**Available records**:
⁂
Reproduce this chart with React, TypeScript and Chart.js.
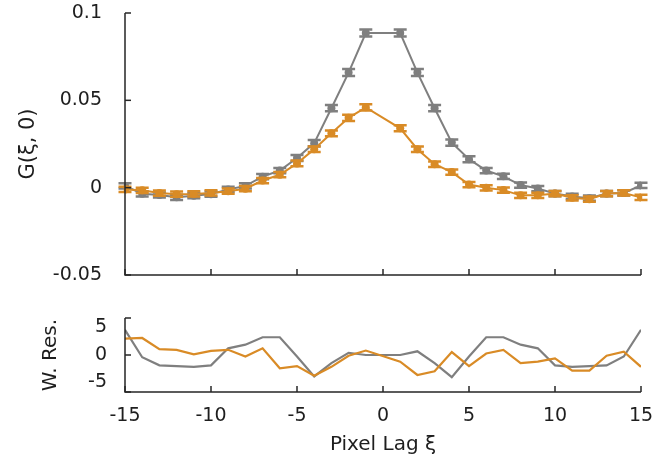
⁂
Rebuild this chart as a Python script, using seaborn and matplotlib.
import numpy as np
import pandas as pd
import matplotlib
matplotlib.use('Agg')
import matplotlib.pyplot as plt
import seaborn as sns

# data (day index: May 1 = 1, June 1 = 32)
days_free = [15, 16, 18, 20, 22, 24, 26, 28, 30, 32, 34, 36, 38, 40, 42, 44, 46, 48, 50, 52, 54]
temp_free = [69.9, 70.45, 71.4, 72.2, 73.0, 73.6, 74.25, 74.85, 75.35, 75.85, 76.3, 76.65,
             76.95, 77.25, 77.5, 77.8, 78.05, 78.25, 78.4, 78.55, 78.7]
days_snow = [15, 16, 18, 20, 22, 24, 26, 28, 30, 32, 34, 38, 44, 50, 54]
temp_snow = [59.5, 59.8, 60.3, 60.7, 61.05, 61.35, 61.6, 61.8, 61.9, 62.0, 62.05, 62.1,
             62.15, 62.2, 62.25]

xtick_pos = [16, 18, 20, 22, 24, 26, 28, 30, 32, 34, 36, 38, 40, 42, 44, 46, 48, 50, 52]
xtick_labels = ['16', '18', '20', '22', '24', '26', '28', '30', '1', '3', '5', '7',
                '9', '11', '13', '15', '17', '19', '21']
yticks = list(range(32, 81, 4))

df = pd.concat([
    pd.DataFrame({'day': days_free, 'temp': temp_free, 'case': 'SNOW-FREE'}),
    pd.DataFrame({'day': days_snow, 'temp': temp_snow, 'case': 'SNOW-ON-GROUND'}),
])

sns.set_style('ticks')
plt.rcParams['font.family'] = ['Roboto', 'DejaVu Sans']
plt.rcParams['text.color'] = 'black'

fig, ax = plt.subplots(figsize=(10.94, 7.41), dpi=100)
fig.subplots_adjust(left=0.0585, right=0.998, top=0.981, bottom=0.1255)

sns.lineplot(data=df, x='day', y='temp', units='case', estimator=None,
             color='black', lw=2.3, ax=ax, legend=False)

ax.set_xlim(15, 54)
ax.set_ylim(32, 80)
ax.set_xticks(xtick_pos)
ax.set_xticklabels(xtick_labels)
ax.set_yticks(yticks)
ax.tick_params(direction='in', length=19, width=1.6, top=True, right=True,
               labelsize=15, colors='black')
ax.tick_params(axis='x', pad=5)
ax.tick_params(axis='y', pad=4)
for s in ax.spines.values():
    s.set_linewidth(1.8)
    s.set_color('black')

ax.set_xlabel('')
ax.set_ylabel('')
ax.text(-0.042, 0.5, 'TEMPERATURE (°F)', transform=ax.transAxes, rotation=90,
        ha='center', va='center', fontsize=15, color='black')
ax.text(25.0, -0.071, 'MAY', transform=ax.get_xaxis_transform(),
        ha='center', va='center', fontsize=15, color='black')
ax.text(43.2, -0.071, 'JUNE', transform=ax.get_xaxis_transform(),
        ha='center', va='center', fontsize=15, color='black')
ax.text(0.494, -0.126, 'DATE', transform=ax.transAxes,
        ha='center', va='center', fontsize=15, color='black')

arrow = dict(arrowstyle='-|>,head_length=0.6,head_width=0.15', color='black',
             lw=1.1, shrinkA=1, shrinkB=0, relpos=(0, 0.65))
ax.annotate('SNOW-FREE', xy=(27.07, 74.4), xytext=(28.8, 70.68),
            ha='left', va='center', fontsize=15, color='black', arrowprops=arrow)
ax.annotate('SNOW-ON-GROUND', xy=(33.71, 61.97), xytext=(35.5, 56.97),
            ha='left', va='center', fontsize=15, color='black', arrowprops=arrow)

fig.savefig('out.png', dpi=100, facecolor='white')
⁂
**Task description**:
Show each line of the listing that holds the string "seaborn".

**Problem solution**:
Rebuild this chart as a Python script, using seaborn and matplotlib.
import seaborn as sns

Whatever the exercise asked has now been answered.